--- begin ---

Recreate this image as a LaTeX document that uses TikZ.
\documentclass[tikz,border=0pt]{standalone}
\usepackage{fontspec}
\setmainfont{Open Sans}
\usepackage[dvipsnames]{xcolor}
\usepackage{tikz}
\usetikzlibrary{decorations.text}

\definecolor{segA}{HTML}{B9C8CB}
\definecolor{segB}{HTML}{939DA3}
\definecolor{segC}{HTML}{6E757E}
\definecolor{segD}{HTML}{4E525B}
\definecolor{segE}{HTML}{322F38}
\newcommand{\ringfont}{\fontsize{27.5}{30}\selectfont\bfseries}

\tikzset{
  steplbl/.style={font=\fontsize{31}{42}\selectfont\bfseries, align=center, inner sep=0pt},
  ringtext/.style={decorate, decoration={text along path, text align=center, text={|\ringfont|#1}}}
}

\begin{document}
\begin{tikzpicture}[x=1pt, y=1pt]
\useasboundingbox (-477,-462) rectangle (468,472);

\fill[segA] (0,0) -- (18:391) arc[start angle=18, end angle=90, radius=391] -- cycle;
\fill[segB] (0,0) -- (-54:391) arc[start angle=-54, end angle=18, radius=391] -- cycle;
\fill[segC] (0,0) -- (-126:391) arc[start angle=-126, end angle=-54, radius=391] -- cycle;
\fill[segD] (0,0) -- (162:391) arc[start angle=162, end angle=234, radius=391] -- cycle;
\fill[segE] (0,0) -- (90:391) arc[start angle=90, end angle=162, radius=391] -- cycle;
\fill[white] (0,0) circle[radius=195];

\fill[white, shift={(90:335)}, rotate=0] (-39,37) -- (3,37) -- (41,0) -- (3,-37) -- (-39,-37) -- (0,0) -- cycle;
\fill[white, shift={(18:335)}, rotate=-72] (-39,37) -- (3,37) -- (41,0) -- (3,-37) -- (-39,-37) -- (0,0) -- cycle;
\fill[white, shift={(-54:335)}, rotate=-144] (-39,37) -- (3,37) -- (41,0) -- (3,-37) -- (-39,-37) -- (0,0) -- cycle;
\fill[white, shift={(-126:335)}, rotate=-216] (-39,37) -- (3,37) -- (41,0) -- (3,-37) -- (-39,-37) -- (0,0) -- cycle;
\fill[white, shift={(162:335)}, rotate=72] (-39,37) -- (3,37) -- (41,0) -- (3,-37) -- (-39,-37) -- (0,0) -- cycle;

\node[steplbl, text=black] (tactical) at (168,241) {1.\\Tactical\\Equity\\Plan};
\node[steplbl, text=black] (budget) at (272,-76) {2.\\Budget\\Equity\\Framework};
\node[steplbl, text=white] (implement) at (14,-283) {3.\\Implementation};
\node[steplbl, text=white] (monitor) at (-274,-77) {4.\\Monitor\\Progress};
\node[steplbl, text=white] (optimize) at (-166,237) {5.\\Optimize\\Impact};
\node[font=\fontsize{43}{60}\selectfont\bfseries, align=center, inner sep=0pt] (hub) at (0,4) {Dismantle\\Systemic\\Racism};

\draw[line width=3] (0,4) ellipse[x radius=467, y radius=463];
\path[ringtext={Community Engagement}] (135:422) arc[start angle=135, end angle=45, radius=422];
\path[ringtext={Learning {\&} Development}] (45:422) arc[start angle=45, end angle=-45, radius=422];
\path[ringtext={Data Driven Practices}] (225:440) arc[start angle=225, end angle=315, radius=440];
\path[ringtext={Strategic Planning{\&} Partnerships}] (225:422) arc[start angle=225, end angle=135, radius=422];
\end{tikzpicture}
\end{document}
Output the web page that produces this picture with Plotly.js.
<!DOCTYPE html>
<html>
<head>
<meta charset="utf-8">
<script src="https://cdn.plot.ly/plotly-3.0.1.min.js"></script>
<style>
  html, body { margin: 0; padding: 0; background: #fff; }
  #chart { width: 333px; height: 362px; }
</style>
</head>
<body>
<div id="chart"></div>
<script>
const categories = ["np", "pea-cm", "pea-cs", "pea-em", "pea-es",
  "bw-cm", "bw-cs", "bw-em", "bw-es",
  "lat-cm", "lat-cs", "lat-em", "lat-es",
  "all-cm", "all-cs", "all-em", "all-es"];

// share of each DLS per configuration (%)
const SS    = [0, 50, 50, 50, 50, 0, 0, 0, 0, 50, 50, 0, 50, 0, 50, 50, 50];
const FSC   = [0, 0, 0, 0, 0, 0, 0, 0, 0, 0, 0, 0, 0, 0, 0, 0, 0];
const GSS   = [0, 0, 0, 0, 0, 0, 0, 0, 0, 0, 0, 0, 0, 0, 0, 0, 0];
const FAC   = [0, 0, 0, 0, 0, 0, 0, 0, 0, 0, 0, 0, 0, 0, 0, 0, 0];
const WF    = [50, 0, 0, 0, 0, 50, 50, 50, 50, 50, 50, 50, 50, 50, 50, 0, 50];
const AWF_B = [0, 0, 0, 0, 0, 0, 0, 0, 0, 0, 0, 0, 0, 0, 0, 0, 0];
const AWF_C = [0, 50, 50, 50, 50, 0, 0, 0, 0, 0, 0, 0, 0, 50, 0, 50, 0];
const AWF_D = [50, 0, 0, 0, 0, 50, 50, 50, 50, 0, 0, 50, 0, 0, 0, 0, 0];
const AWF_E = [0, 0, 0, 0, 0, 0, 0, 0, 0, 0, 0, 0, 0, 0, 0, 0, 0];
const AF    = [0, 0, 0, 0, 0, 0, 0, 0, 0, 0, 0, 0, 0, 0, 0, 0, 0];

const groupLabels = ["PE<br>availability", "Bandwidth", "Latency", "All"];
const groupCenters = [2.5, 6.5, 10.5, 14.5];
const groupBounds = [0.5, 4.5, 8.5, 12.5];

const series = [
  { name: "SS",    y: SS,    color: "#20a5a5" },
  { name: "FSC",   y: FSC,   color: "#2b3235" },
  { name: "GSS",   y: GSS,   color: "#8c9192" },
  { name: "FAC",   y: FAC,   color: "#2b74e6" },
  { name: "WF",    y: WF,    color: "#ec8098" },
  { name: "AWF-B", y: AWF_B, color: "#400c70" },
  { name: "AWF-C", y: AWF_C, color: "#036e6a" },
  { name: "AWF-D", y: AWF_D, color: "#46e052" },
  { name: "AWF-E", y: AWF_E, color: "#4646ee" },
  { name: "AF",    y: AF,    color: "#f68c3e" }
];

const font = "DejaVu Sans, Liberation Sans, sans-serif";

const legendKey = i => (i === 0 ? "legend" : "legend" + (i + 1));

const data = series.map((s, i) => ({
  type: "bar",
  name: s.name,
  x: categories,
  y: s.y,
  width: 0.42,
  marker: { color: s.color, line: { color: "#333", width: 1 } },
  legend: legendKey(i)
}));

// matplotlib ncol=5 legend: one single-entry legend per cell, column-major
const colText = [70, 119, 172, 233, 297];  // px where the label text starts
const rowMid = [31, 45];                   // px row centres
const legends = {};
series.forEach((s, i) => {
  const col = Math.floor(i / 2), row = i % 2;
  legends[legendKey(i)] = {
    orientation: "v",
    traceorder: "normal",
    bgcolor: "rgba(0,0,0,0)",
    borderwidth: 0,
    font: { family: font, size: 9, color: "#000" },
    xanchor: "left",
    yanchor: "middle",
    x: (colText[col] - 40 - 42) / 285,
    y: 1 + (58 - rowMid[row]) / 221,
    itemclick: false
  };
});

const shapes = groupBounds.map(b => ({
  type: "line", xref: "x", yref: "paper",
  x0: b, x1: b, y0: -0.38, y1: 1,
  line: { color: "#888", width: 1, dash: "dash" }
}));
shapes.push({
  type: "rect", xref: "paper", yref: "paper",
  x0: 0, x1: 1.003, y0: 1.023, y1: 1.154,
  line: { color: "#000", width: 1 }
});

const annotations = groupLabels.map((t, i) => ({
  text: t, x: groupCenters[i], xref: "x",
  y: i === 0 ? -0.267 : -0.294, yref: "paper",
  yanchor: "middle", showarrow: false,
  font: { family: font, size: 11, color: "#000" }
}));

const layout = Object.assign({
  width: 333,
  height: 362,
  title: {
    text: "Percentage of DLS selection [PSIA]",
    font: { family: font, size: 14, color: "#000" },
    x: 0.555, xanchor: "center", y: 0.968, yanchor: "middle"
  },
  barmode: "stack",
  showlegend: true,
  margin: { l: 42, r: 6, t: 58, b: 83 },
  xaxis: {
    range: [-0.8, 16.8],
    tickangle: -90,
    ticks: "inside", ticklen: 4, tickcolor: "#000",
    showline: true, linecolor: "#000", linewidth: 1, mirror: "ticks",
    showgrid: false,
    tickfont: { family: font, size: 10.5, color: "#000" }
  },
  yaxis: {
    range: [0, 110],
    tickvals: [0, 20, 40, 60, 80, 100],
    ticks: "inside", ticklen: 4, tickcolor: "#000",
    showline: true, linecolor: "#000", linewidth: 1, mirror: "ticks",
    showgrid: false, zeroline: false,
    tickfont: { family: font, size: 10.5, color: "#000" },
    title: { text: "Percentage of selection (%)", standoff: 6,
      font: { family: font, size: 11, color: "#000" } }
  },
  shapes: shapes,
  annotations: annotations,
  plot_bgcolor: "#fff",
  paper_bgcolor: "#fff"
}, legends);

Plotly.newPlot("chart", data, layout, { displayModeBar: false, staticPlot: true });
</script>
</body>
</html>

--- end ---

_TASK TO CARRY OUT:_
Reproduce word for word the lines of the records above, beginning at the first and ending with the line where "(-477,-462) rectangle (468,472);" appears, and nothing past it.

_ANSWER IN FULL:_
Recreate this image as a LaTeX document that uses TikZ.
\documentclass[tikz,border=0pt]{standalone}
\usepackage{fontspec}
\setmainfont{Open Sans}
\usepackage[dvipsnames]{xcolor}
\usepackage{tikz}
\usetikzlibrary{decorations.text}

\definecolor{segA}{HTML}{B9C8CB}
\definecolor{segB}{HTML}{939DA3}
\definecolor{segC}{HTML}{6E757E}
\definecolor{segD}{HTML}{4E525B}
\definecolor{segE}{HTML}{322F38}
\newcommand{\ringfont}{\fontsize{27.5}{30}\selectfont\bfseries}

\tikzset{
  steplbl/.style={font=\fontsize{31}{42}\selectfont\bfseries, align=center, inner sep=0pt},
  ringtext/.style={decorate, decoration={text along path, text align=center, text={|\ringfont|#1}}}
}

\begin{document}
\begin{tikzpicture}[x=1pt, y=1pt]
\useasboundingbox (-477,-462) rectangle (468,472);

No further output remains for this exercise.